**Dataset section:**
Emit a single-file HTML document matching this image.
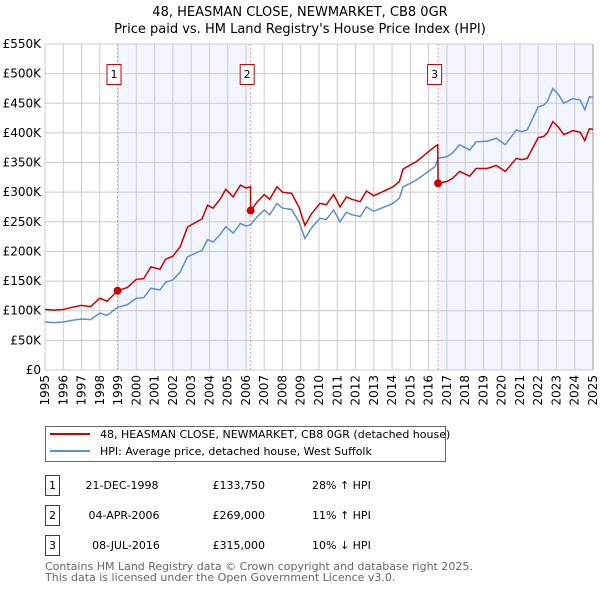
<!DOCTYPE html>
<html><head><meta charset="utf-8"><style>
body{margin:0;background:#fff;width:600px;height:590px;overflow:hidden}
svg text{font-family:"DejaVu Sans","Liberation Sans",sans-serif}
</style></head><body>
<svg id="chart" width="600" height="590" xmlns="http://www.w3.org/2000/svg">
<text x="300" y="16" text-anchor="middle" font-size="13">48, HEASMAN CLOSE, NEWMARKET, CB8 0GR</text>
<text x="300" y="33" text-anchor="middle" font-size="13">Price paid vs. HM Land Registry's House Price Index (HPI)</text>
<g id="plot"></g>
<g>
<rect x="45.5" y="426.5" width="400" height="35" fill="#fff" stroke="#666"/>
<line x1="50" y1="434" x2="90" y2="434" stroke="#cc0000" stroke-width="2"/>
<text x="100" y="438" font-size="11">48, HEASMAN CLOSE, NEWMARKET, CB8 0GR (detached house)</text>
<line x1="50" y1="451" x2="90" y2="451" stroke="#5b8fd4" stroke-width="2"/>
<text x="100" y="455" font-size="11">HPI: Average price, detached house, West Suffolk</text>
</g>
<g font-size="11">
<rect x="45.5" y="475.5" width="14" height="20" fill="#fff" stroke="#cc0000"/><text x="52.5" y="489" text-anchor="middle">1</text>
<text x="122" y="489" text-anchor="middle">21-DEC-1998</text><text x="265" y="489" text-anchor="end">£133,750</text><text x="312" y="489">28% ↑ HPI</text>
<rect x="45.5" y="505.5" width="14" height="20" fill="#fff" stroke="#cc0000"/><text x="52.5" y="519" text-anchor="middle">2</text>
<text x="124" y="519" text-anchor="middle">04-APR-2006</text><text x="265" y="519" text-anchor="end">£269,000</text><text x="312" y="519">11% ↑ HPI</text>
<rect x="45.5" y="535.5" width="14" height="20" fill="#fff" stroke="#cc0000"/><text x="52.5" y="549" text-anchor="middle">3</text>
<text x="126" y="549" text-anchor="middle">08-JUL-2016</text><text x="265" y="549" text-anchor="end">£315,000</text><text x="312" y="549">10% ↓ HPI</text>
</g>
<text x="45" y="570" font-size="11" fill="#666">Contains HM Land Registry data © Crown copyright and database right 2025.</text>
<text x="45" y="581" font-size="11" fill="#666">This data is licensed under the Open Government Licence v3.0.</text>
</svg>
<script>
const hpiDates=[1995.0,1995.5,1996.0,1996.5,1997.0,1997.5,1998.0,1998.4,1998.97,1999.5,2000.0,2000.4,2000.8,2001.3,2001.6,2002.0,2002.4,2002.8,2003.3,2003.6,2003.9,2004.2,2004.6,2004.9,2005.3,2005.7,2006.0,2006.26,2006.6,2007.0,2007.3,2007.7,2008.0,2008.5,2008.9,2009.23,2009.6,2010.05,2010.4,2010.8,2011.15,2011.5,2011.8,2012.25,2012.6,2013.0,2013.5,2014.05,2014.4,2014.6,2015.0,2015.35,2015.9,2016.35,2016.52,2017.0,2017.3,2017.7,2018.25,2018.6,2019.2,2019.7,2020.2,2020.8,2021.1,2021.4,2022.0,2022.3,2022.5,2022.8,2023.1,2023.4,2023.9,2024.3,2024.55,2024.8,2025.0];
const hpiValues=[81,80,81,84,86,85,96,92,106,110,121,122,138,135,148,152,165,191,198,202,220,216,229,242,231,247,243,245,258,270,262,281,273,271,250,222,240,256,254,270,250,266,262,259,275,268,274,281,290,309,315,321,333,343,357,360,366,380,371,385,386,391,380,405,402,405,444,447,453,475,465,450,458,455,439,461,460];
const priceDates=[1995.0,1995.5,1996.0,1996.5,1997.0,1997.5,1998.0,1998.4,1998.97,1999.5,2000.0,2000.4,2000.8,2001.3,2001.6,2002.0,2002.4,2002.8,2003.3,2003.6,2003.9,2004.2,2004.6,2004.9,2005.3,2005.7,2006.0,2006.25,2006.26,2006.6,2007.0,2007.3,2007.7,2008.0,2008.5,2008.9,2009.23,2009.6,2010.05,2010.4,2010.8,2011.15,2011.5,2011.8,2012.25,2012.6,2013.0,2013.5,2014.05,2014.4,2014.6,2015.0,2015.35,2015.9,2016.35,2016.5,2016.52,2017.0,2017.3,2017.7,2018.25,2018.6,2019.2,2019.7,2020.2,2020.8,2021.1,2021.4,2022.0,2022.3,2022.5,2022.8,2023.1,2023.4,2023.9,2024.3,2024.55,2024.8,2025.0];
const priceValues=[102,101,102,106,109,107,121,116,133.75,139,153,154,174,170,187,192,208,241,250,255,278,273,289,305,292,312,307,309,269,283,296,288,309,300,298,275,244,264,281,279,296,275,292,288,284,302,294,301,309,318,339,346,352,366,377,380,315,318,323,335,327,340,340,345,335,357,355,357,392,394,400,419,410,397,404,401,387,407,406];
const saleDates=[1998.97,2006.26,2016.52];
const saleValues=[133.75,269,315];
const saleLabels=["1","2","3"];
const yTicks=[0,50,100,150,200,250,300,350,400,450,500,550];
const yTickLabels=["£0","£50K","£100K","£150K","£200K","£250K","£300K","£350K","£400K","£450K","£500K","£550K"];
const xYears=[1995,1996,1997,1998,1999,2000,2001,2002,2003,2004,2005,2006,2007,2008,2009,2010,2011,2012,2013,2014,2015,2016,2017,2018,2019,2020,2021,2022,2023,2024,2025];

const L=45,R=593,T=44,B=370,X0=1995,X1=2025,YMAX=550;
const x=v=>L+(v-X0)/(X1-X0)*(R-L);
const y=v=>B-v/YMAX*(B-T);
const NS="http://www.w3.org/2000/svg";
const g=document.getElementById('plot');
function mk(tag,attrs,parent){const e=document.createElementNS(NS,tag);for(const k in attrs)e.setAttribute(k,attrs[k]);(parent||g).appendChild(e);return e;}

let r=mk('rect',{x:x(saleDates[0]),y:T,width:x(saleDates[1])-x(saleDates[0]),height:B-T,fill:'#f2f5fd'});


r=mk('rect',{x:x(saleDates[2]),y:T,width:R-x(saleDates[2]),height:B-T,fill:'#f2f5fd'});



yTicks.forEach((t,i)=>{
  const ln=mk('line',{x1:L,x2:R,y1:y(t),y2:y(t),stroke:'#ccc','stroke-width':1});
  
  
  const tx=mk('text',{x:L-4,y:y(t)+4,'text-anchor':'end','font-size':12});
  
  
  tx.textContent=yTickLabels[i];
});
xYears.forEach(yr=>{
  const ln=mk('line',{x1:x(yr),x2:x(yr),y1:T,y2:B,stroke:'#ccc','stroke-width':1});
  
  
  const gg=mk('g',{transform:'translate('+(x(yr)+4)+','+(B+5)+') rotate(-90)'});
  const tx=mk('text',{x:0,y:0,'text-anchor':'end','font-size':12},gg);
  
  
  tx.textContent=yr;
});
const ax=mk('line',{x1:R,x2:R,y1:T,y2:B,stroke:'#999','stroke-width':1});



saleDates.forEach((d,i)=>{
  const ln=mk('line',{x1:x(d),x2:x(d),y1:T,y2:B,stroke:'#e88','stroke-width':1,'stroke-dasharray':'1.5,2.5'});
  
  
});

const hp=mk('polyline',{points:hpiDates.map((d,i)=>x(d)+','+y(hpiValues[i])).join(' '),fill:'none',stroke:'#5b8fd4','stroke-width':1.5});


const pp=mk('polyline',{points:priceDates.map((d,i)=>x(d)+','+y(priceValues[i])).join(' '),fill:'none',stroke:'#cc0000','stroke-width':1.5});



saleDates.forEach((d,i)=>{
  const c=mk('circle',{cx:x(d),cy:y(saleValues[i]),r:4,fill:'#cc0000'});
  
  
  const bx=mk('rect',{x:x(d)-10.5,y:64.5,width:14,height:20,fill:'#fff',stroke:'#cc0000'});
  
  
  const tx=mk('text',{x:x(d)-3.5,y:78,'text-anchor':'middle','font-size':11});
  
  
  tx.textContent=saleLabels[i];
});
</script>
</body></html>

**What the task asks:**
Pull out every line in the material above where "document" occurs.

**Exercise answer:**
Emit a single-file HTML document matching this image.
const g=document.getElementById('plot');
function mk(tag,attrs,parent){const e=document.createElementNS(NS,tag);for(const k in attrs)e.setAttribute(k,attrs[k]);(parent||g).appendChild(e);return e;}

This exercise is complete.